AIM
Copy out all the lines exactly. Omit pictures.

## start COLLECTED MATERIAL

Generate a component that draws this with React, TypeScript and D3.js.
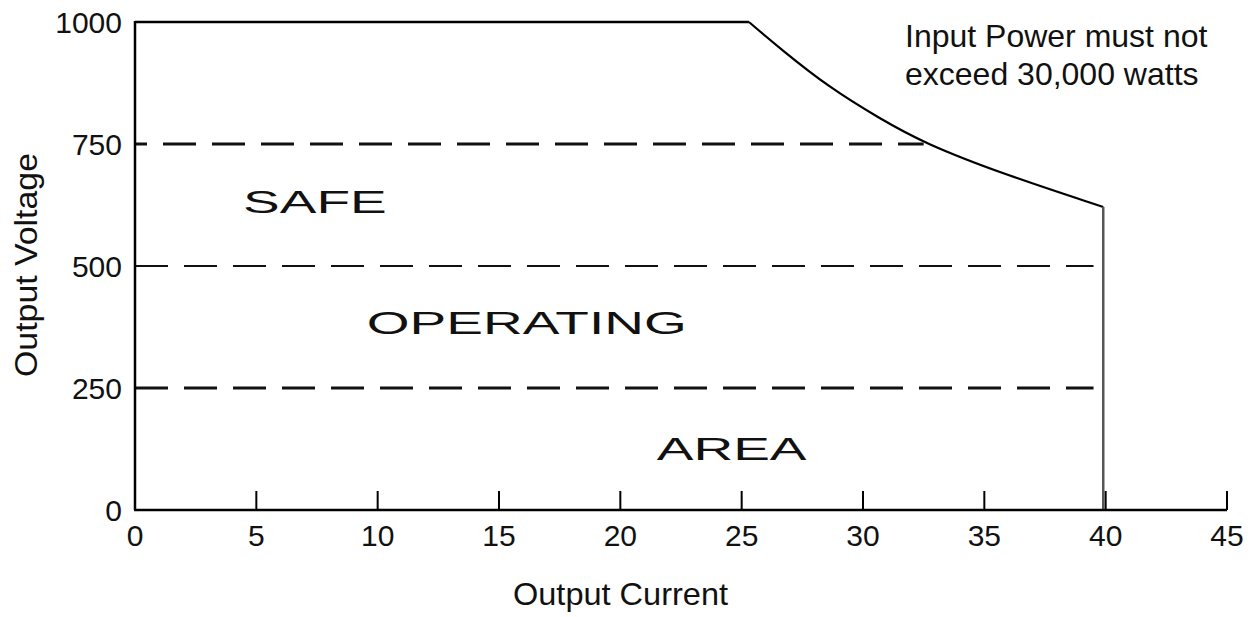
import React from "react";
import * as d3 from "d3";

const xTicks = [5, 10, 15, 20, 25, 30, 35, 40, 45];
const xTickLabels = ["0", "5", "10", "15", "20", "25", "30", "35", "40", "45"];
const xLabelValues = [0, 5, 10, 15, 20, 25, 30, 35, 40, 45];
const yTickValues = [0, 250, 500, 750, 1000];
const yTickLabels = ["0", "250", "500", "750", "1000"];

// Constant-voltage limit (top line)
const topCurrent = [0, 25.3];
const topVoltage = [1000, 1000];
// Power-limited curve
const curveCurrent = [25.3, 26.6, 28.6, 30.7, 32.5, 35.8, 39.9];
const curveVoltage = [1000, 945, 866, 802, 752, 688, 621];
const currentLimit = 39.9;

// Dashed reference lines: voltage level and the current where each ends
const dashVoltages = [750, 500, 250];
const dashEnds = [32.5, 39.5, 39.5];
const dashWidths = [3, 2, 3];
const dashOffsets = [21, 0, 0];

const regionLabels = ["SAFE", "OPERATING", "AREA"];
const regionX = [4.45, 9.55, 21.5];
const regionY = [608, 360, 102];

const note = ["Input Power must not", "exceed 30,000 watts"];

export default function App() {
  const W = 1257, H = 617;
  const x = d3.scaleLinear().domain([0, 45]).range([135, 1227]);
  const y = d3.scaleLinear().domain([0, 1000]).range([510, 22]);
  const font = "'Liberation Sans', Arial, Helvetica, sans-serif";

  const toPts = (cs: number[], vs: number[]) => cs.map((c, i) => [c, vs[i]] as [number, number]);
  const straight = d3.line<[number, number]>().x(d => x(d[0])).y(d => y(d[1]));
  const smooth = d3.line<[number, number]>().x(d => x(d[0])).y(d => y(d[1])).curve(d3.curveBasis);
  const topPath = straight(toPts(topCurrent, topVoltage)) || "";
  const curvePath = smooth(toPts(curveCurrent, curveVoltage)) || "";

  return (
    <svg width={W} height={H} style={{ position: "absolute", left: 0, top: 0, background: "#fff" }}>
      <rect width={W} height={H} fill="#fff" />
      {dashVoltages.map((v, i) => (
        <line key={"d" + i} x1={x(0)} x2={x(dashEnds[i])} y1={y(v)} y2={y(v)}
          stroke="#111" strokeWidth={dashWidths[i]} strokeDasharray="33 16" strokeDashoffset={dashOffsets[i]} />
      ))}
      <path d={topPath} fill="none" stroke="#000" strokeWidth={2.5} />
      <path d={curvePath} fill="none" stroke="#000" strokeWidth={2.2} strokeLinejoin="round" />
      <line x1={x(currentLimit)} x2={x(currentLimit)} y1={y(curveVoltage[curveVoltage.length - 1])} y2={y(0)}
        stroke="#555" strokeWidth={2.5} />
      <line x1={x(0)} x2={x(0)} y1={y(0)} y2={y(1000) - 1} stroke="#000" strokeWidth={2.5} />
      <line x1={x(0) - 1} x2={x(45)} y1={y(0)} y2={y(0)} stroke="#000" strokeWidth={2.5} />
      {xTicks.map(t => (
        <line key={"t" + t} x1={x(t)} x2={x(t)} y1={y(0)} y2={y(0) - 19} stroke="#000" strokeWidth={2} />
      ))}
      {xLabelValues.map((t, i) => (
        <text key={"xl" + t} x={x(t)} y={546} textAnchor="middle" fontFamily={font} fontSize={30} fill="#111">
          {xTickLabels[i]}
        </text>
      ))}
      {yTickValues.map((v, i) => (
        <text key={"yl" + v} x={122} y={y(v) + 10.5} textAnchor="end" fontFamily={font} fontSize={30} fill="#111">
          {yTickLabels[i]}
        </text>
      ))}
      <text x={513} y={605} textLength={215} lengthAdjust="spacingAndGlyphs" fontFamily={font} fontSize={32} fill="#111">
        Output Current
      </text>
      <text transform={`translate(37,377) rotate(-90)`} textLength={224} lengthAdjust="spacingAndGlyphs"
        fontFamily={font} fontSize={32} fill="#111">
        Output Voltage
      </text>
      {regionLabels.map((s, i) => (
        <text key={s} transform={`translate(${x(regionX[i])},${y(regionY[i])}) scale(1.72,1)`}
          fontFamily={font} fontSize={32} fill="#111">{s}</text>
      ))}
      {note.map((s, i) => (
        <text key={"n" + i} x={905} y={47 + i * 38} fontFamily={font} fontSize={32} fill="#111">{s}</text>
      ))}
    </svg>
  );
}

## end COLLECTED MATERIAL

FINISHED ANSWER
Generate a component that draws this with React, TypeScript and D3.js.
import React from "react";
import * as d3 from "d3";

const xTicks = [5, 10, 15, 20, 25, 30, 35, 40, 45];
const xTickLabels = ["0", "5", "10", "15", "20", "25", "30", "35", "40", "45"];
const xLabelValues = [0, 5, 10, 15, 20, 25, 30, 35, 40, 45];
const yTickValues = [0, 250, 500, 750, 1000];
const yTickLabels = ["0", "250", "500", "750", "1000"];

// Constant-voltage limit (top line)
const topCurrent = [0, 25.3];
const topVoltage = [1000, 1000];
// Power-limited curve
const curveCurrent = [25.3, 26.6, 28.6, 30.7, 32.5, 35.8, 39.9];
const curveVoltage = [1000, 945, 866, 802, 752, 688, 621];
const currentLimit = 39.9;

// Dashed reference lines: voltage level and the current where each ends
const dashVoltages = [750, 500, 250];
const dashEnds = [32.5, 39.5, 39.5];
const dashWidths = [3, 2, 3];
const dashOffsets = [21, 0, 0];

const regionLabels = ["SAFE", "OPERATING", "AREA"];
const regionX = [4.45, 9.55, 21.5];
const regionY = [608, 360, 102];

const note = ["Input Power must not", "exceed 30,000 watts"];

export default function App() {
  const W = 1257, H = 617;
  const x = d3.scaleLinear().domain([0, 45]).range([135, 1227]);
  const y = d3.scaleLinear().domain([0, 1000]).range([510, 22]);
  const font = "'Liberation Sans', Arial, Helvetica, sans-serif";

  const toPts = (cs: number[], vs: number[]) => cs.map((c, i) => [c, vs[i]] as [number, number]);
  const straight = d3.line<[number, number]>().x(d => x(d[0])).y(d => y(d[1]));
  const smooth = d3.line<[number, number]>().x(d => x(d[0])).y(d => y(d[1])).curve(d3.curveBasis);
  const topPath = straight(toPts(topCurrent, topVoltage)) || "";
  const curvePath = smooth(toPts(curveCurrent, curveVoltage)) || "";

  return (
    <svg width={W} height={H} style={{ position: "absolute", left: 0, top: 0, background: "#fff" }}>
      <rect width={W} height={H} fill="#fff" />
      {dashVoltages.map((v, i) => (
        <line key={"d" + i} x1={x(0)} x2={x(dashEnds[i])} y1={y(v)} y2={y(v)}
          stroke="#111" strokeWidth={dashWidths[i]} strokeDasharray="33 16" strokeDashoffset={dashOffsets[i]} />
      ))}
      <path d={topPath} fill="none" stroke="#000" strokeWidth={2.5} />
      <path d={curvePath} fill="none" stroke="#000" strokeWidth={2.2} strokeLinejoin="round" />
      <line x1={x(currentLimit)} x2={x(currentLimit)} y1={y(curveVoltage[curveVoltage.length - 1])} y2={y(0)}
        stroke="#555" strokeWidth={2.5} />
      <line x1={x(0)} x2={x(0)} y1={y(0)} y2={y(1000) - 1} stroke="#000" strokeWidth={2.5} />
      <line x1={x(0) - 1} x2={x(45)} y1={y(0)} y2={y(0)} stroke="#000" strokeWidth={2.5} />
      {xTicks.map(t => (
        <line key={"t" + t} x1={x(t)} x2={x(t)} y1={y(0)} y2={y(0) - 19} stroke="#000" strokeWidth={2} />
      ))}
      {xLabelValues.map((t, i) => (
        <text key={"xl" + t} x={x(t)} y={546} textAnchor="middle" fontFamily={font} fontSize={30} fill="#111">
          {xTickLabels[i]}
        </text>
      ))}
      {yTickValues.map((v, i) => (
        <text key={"yl" + v} x={122} y={y(v) + 10.5} textAnchor="end" fontFamily={font} fontSize={30} fill="#111">
          {yTickLabels[i]}
        </text>
      ))}
      <text x={513} y={605} textLength={215} lengthAdjust="spacingAndGlyphs" fontFamily={font} fontSize={32} fill="#111">
        Output Current
      </text>
      <text transform={`translate(37,377) rotate(-90)`} textLength={224} lengthAdjust="spacingAndGlyphs"
        fontFamily={font} fontSize={32} fill="#111">
        Output Voltage
      </text>
      {regionLabels.map((s, i) => (
        <text key={s} transform={`translate(${x(regionX[i])},${y(regionY[i])}) scale(1.72,1)`}
          fontFamily={font} fontSize={32} fill="#111">{s}</text>
      ))}
      {note.map((s, i) => (
        <text key={"n" + i} x={905} y={47 + i * 38} fontFamily={font} fontSize={32} fill="#111">{s}</text>
      ))}
    </svg>
  );
}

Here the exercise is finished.